Instruction — Return every line below in which "chart" appears.

::::::::

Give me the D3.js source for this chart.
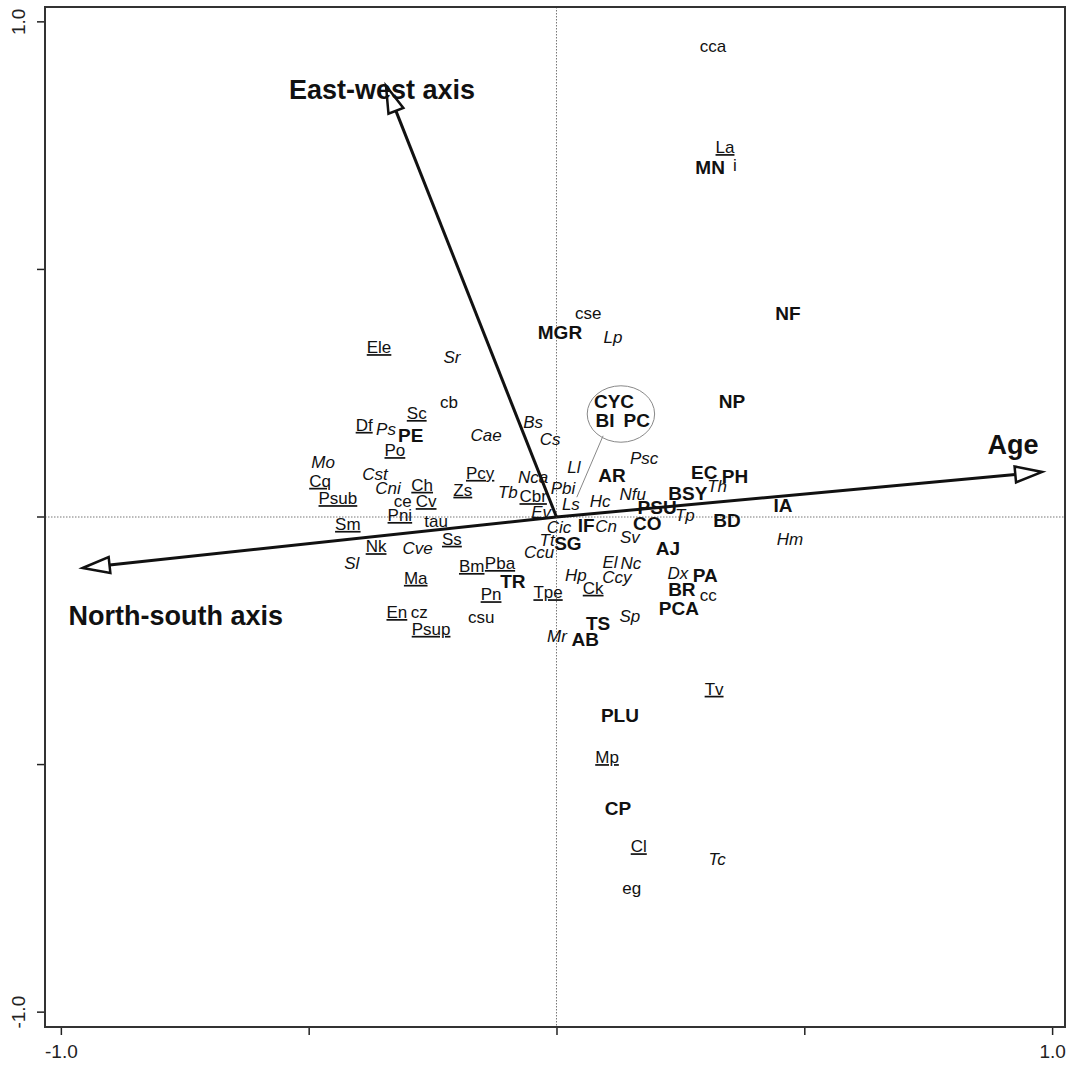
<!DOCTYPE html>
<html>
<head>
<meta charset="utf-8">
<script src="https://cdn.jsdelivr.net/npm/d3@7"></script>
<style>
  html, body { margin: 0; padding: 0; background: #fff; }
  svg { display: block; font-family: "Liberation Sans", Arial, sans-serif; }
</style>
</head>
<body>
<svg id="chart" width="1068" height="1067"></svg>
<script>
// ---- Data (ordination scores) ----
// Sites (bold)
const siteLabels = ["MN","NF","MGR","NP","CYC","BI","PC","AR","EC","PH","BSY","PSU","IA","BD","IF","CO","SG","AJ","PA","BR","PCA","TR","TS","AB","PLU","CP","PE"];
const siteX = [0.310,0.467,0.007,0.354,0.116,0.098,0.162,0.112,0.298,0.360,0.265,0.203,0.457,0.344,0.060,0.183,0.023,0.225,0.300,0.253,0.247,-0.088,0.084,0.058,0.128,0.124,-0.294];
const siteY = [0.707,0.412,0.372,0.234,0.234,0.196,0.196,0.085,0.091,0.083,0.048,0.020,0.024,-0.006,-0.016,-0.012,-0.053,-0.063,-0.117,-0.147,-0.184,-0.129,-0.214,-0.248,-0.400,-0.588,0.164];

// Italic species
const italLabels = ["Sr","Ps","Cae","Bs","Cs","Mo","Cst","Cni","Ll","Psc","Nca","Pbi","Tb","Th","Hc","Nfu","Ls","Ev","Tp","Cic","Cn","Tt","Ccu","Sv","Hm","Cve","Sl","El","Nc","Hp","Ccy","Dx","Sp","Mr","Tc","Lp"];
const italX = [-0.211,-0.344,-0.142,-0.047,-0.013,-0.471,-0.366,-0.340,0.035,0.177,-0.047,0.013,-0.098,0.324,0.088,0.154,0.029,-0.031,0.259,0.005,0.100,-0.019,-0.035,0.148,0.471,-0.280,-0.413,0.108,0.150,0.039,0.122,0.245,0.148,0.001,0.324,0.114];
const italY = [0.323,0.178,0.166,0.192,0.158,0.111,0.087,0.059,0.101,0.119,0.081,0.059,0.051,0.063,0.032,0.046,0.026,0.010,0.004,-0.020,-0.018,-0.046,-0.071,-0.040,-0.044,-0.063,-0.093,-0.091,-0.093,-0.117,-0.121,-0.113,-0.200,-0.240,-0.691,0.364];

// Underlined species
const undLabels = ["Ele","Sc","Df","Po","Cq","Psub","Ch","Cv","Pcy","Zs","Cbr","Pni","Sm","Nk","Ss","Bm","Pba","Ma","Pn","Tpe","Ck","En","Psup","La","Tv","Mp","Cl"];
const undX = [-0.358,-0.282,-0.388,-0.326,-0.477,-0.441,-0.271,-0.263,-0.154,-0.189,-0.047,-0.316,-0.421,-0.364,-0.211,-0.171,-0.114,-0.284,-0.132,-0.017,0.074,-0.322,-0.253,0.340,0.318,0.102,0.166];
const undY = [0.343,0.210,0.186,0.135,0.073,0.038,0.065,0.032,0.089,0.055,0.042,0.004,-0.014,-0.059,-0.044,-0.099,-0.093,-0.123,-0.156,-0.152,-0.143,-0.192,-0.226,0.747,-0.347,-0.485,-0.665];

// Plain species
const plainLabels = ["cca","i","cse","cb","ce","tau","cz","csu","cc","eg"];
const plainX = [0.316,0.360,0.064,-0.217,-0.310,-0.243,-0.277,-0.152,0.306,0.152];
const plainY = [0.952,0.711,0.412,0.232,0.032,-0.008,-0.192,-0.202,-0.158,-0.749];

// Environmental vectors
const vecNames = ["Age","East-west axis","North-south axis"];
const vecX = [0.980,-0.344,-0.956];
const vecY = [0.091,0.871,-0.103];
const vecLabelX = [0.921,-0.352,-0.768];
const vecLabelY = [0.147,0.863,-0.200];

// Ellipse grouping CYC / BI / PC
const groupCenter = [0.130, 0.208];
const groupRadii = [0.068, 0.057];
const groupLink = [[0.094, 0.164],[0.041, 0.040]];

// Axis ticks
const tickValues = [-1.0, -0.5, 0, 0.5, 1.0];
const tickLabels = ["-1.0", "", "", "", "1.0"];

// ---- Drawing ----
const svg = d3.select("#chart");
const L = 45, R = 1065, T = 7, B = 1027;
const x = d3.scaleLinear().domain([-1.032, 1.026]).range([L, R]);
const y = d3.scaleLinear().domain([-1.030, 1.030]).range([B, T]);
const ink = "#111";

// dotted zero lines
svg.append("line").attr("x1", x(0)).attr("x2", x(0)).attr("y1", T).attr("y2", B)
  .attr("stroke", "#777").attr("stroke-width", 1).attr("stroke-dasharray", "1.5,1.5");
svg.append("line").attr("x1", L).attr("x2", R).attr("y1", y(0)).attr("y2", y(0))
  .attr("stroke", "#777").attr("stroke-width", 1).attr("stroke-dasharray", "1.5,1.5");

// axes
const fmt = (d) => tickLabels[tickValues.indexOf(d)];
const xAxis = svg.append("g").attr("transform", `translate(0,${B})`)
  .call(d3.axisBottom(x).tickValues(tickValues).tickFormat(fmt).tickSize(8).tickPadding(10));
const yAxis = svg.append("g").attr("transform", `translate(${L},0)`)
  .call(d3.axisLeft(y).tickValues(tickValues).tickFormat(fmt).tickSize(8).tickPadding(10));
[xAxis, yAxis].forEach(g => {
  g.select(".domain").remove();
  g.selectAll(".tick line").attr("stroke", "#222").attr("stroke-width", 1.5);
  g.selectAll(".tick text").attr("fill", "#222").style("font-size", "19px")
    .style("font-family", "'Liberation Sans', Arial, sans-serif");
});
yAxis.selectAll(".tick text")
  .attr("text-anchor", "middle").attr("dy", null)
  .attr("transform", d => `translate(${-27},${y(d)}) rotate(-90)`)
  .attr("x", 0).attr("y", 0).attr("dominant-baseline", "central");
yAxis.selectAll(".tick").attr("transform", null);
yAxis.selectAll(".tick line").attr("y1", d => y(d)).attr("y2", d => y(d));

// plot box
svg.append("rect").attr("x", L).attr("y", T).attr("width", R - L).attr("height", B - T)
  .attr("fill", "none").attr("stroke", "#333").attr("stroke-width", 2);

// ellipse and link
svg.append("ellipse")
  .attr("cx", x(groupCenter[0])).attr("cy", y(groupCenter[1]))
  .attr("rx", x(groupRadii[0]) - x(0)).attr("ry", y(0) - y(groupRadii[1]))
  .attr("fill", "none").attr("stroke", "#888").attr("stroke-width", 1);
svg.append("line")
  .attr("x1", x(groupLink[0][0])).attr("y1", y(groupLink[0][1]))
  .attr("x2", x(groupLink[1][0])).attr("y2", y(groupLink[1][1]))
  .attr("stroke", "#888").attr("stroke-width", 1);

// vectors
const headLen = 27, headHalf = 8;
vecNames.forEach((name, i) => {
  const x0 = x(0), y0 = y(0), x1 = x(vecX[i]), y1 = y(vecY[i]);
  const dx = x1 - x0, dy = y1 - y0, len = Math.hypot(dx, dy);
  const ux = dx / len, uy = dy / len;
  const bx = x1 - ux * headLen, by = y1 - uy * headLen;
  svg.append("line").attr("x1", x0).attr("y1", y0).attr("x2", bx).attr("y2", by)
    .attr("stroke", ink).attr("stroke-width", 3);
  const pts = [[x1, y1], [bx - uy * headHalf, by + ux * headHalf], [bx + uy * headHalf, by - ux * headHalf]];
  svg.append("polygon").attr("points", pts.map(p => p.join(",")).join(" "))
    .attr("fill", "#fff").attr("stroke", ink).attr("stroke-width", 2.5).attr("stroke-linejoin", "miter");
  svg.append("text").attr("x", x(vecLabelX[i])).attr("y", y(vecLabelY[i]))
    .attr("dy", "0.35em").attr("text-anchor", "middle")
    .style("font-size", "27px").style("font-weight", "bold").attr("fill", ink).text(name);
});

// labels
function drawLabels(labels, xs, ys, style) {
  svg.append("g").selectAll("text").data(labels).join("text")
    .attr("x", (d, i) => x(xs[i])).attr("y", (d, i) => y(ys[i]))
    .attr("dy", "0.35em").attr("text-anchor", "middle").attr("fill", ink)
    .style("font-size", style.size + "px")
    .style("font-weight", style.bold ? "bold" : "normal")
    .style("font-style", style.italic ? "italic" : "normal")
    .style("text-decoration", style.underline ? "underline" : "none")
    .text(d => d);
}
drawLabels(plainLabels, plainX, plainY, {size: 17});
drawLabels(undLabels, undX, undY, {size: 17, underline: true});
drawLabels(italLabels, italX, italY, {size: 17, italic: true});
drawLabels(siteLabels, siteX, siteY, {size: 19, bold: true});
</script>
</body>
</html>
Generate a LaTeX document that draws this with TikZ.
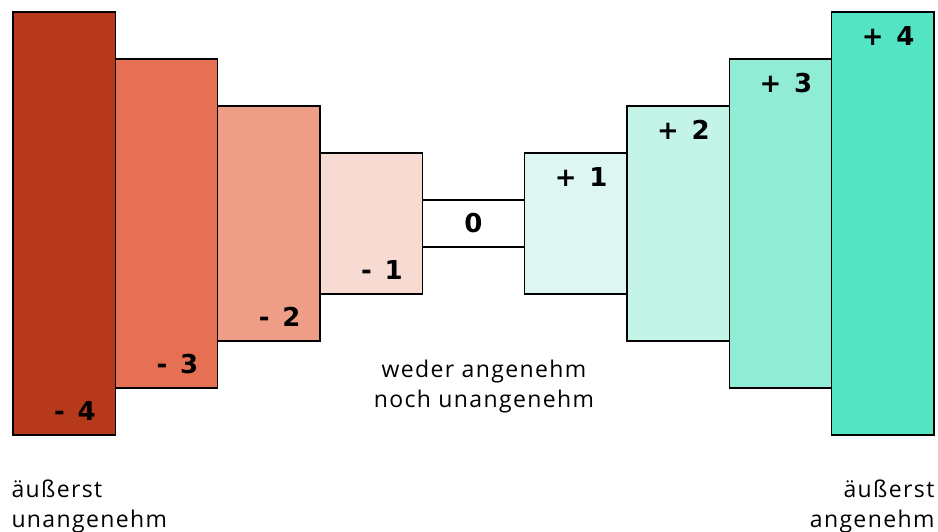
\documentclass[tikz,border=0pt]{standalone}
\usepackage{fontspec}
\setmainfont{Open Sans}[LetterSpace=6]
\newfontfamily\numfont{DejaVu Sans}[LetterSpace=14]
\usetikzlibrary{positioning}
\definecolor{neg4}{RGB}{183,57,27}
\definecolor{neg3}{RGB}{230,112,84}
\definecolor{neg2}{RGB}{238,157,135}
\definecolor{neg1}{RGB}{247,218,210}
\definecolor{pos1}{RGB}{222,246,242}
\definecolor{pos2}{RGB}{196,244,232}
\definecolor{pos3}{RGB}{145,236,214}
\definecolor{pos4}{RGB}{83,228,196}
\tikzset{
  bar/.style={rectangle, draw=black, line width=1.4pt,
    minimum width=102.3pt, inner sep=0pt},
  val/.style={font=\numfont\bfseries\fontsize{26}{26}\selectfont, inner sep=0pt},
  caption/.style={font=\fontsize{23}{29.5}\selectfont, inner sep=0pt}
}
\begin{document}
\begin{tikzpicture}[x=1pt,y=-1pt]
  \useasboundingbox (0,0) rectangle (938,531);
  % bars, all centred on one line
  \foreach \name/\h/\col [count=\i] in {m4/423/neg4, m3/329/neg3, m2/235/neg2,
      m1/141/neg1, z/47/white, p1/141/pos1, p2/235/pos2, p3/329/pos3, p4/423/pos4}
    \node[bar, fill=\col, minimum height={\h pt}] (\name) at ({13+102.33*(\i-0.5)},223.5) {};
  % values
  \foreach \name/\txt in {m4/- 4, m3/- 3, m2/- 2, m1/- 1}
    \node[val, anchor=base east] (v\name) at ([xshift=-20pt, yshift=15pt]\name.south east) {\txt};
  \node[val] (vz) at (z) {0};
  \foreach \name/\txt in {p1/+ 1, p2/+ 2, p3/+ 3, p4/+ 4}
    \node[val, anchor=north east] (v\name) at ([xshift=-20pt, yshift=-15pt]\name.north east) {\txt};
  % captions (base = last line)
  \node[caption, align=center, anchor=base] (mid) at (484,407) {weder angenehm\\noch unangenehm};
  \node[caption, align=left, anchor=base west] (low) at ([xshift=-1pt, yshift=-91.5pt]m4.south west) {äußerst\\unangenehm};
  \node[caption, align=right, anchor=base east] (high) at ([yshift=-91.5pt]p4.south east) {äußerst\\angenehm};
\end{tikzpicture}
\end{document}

::::::::

Answer to this task —
Give me the D3.js source for this chart.
<svg id="chart" width="1068" height="1067"></svg>
const svg = d3.select("#chart");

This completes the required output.